次は事業税でありますが、事業税がちよつと制度が、この前申したように変つておりますから御注意願います。要するに現在の純益課税の事業税の欠陷をなくする、同時に取引高税のような、段階が違うために差が出て來る、こういう欠陷もなくそう、自分が企業の段階におきましては附加しました價値と申しますか、或る物を仕入れまして、それに一定の加工なり、或いは保管等をやります、賣るときには、より高いものになつて賣られて行く、その差額がその企業の段階において、結局附加されたその中から、企業者は労働者に対しては賃金を拂い、金を貸してくれた人には金利を拂い、土地、家屋を提供してくれた人には地代を拂い、残れば自分の利潤を取得して行く、その部分を
課税標準にして行くという
考え方のようであります。從いまして、これを全部統計を取りますと、結局物の最終消費者價格に合計が結局一致するわけでございまして、取引高税のように、段階が違うことによつて非常に負担が
違つて來るという欠陷がございません。反対に純益課税のようにすると、賃金を拂い、金利を拂つた残りが、ゼロになりまして、その企業は一つも税金を地方国体に納めないという欠陷がないように、理論的には相当考えられた
課税標準じやないだろうかと考えられますが、なかなか問題があろうかと思いますが、それと
減價償却を差引く方式を取らないで、新規投資を優遇する意味で、新たに機械設備を買入れて、今のままでは買入れたときに一遍に引いてしもう、それを繰越して引いて行く、
從つて新設企業が最初のうちは事業税を納めなくてもいい、納めても少くていいということになる。又既設会社も大いに一つ新規投資をやつて貰いますと、それに應じて非常に事業税は負担が軽くなりますから、それは非常に日本の工業の近代化に役立つという点があるようであります。そういう点があるのであります。税率は、大体現在の事業税の四、五百億程度を確保することとして、四%ないし六%、四%でも大丈夫だと思いますが、場合によりましたならば、若干殖えるのじやないか、研究して見ますから、さように一つ御了承願います。

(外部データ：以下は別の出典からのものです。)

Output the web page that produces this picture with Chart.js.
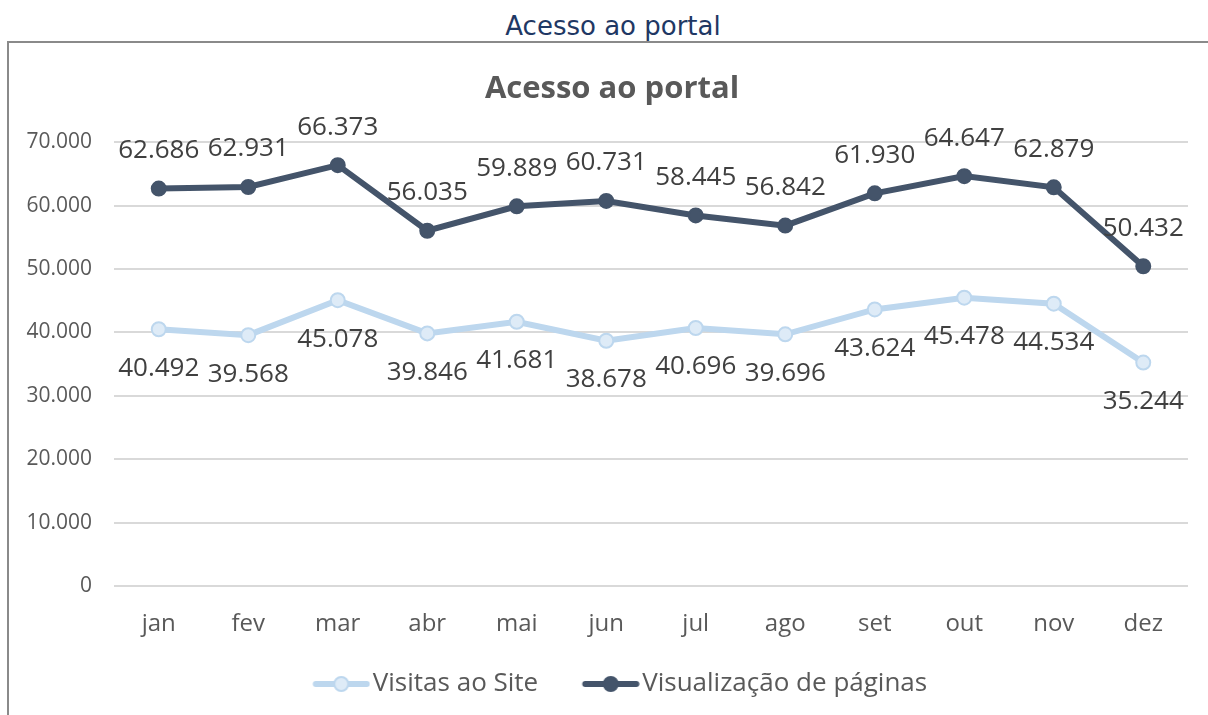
<!DOCTYPE html>
<html>
<head>
<meta charset="utf-8">
<script src="https://cdn.jsdelivr.net/npm/chart.js@4/dist/chart.umd.min.js"></script>
<style>
  html, body { margin: 0; padding: 0; background: #fff; }
  body { width: 1208px; height: 715px; position: relative; overflow: hidden; }
  #pageTitle { position: absolute; left: 0; width: 1226px; top: 10px; text-align: center;
    font-family: "DejaVu Sans", Verdana, sans-serif; font-size: 26px; color: #1F3864; line-height: 32px; }
  #frame { position: absolute; left: 7px; top: 41px; width: 1220px; height: 700px;
    border-left: 2px solid #8a8a8a; border-top: 2px solid #8a8a8a; }
  #wrap { position: absolute; left: 0; top: 0; width: 1208px; height: 715px; }
</style>
</head>
<body>
<div id="pageTitle">Acesso ao portal</div>
<div id="frame"></div>
<div id="wrap"><canvas id="c" width="1208" height="715"></canvas></div>
<script>
const chartTitle = "Acesso ao portal";
const months = ["jan","fev","mar","abr","mai","jun","jul","ago","set","out","nov","dez"];
const seriesNames = ["Visitas ao Site", "Visualização de páginas"];
const visitas = [40492, 39568, 45078, 39846, 41681, 38678, 40696, 39696, 43624, 45478, 44534, 35244];
const visualizacoes = [62686, 62931, 66373, 56035, 59889, 60731, 58445, 56842, 61930, 64647, 62879, 50432];
const yTicks = [0, 10000, 20000, 30000, 40000, 50000, 60000, 70000];

const FONT = "'Open Sans', 'Noto Sans', sans-serif";
const LIGHT_LINE = "#BDD7EE", LIGHT_FILL = "#DEEBF7", DARK = "#44546A";

function fmt(v) { return v.toLocaleString('de-DE'); }

function legendIcon(lineColor, fill, border) {
  const c = document.createElement('canvas');
  c.width = 84; c.height = 18;
  const g = c.getContext('2d');
  g.strokeStyle = lineColor; g.lineWidth = 6; g.lineCap = 'round';
  g.beginPath(); g.moveTo(29.5, 9); g.lineTo(80.5, 9); g.stroke();
  g.beginPath(); g.arc(55, 9, 7, 0, Math.PI * 2);
  g.fillStyle = fill; g.fill();
  g.lineWidth = 2; g.strokeStyle = border; g.stroke();
  return c;
}
const icons = [legendIcon(LIGHT_LINE, LIGHT_FILL, LIGHT_LINE), legendIcon(DARK, DARK, DARK)];

const labelPlugin = {
  id: 'valueLabels',
  afterDatasetsDraw(chart) {
    const ctx = chart.ctx;
    ctx.save();
    ctx.font = "26px " + FONT;
    ctx.fillStyle = "#404040";
    ctx.textAlign = "center";
    ctx.textBaseline = "middle";
    chart.data.datasets.forEach((ds, i) => {
      const meta = chart.getDatasetMeta(i);
      meta.data.forEach((pt, j) => {
        const off = ds.labelPos === 'above' ? -38 : 39;
        ctx.fillText(fmt(ds.data[j]), pt.x, pt.y + off);
      });
    });
    ctx.restore();
  }
};

new Chart(document.getElementById('c'), {
  type: 'line',
  data: {
    labels: months,
    datasets: [
      { label: seriesNames[0], data: visitas, borderColor: LIGHT_LINE, backgroundColor: LIGHT_FILL,
        pointBorderColor: LIGHT_LINE, pointBackgroundColor: LIGHT_FILL, borderWidth: 6,
        pointRadius: 7, pointBorderWidth: 2, labelPos: 'below', tension: 0 },
      { label: seriesNames[1], data: visualizacoes, borderColor: DARK, backgroundColor: DARK,
        pointBorderColor: DARK, pointBackgroundColor: DARK, borderWidth: 6,
        pointRadius: 7, pointBorderWidth: 2, labelPos: 'above', tension: 0 }
    ]
  },
  options: {
    responsive: false,
    animation: false,
    events: [],
    layout: { padding: { left: 16, right: 0, top: 58, bottom: 8 } },
    plugins: {
      title: { display: true, text: chartTitle, color: "#595959",
        font: { family: FONT, size: 31, weight: 'bold' }, padding: { top: 13, bottom: 34 } },
      legend: { position: 'bottom',
        labels: { usePointStyle: true, pointStyleWidth: 63, boxHeight: 18, padding: 28,
          color: "#595959", font: { family: FONT, size: 26 },
          generateLabels(chart) {
            return chart.data.datasets.map((ds, i) => ({
              text: ds.label, pointStyle: icons[i], fillStyle: ds.borderColor,
              strokeStyle: ds.borderColor, lineWidth: 0, hidden: false, datasetIndex: i,
              fontColor: "#595959"
            }));
          } } },
      tooltip: { enabled: false }
    },
    scales: {
      x: { offset: true,
        afterFit(s) { s.height = 57; },
        grid: { display: false, drawTicks: false },
        border: { display: false },
        ticks: { color: "#595959", font: { family: FONT, size: 24 }, padding: 24 } },
      y: { min: 0, max: 70000,
        afterBuildTicks(s) { s.ticks = yTicks.map(v => ({ value: v })); },
        afterFit(s) { s.width = 98; },
        grid: { color: "#D9D9D9", lineWidth: 2, drawTicks: false },
        border: { display: false },
        ticks: { color: "#595959", font: { family: FONT, size: 21 }, padding: 22,
          callback: v => fmt(v) } },
      yRight: { position: 'right', display: true,
        afterFit(s) { s.width = 20; },
        grid: { display: false, drawTicks: false },
        border: { display: false },
        ticks: { display: false } }
    }
  },
  plugins: [labelPlugin]
});
</script>
</body>
</html>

その他地方税につきましては、極力雑種税は廃止した方がいいという意見のようであります。併し不動産課税なり、新規の事業税を重複するものについては、できるだけこの中でも研究の余地があるものがありやしないかと考えております。
それから平衡交付金にしましても、最後に地方團体が普通の固有財源ではどうしても通常の仕事さえやつて行けない、こういう場合におきましては、むしろ平衡交付金で或る一定のレベルまでの仕事をやつて行けるという趣旨で行きましたのが平衡交付金でありまして、從いまして標準的な経費の所要額と新税制による課税力と比較しまして、新税制による課税額で標準的な経費が賄つて行けない場合におきましては、その差額を当該地が團体に交付してやるというような趣旨で適当な物指を作りましで配付した、こういう意見のようであります。具体方法はなかなか問題がございまするが、構想としては今のようなことになつております。その他いろいろございますけれども、時間がございませんから、一應この程度にいたしまして、御質疑によりましてお答えしたいと思います。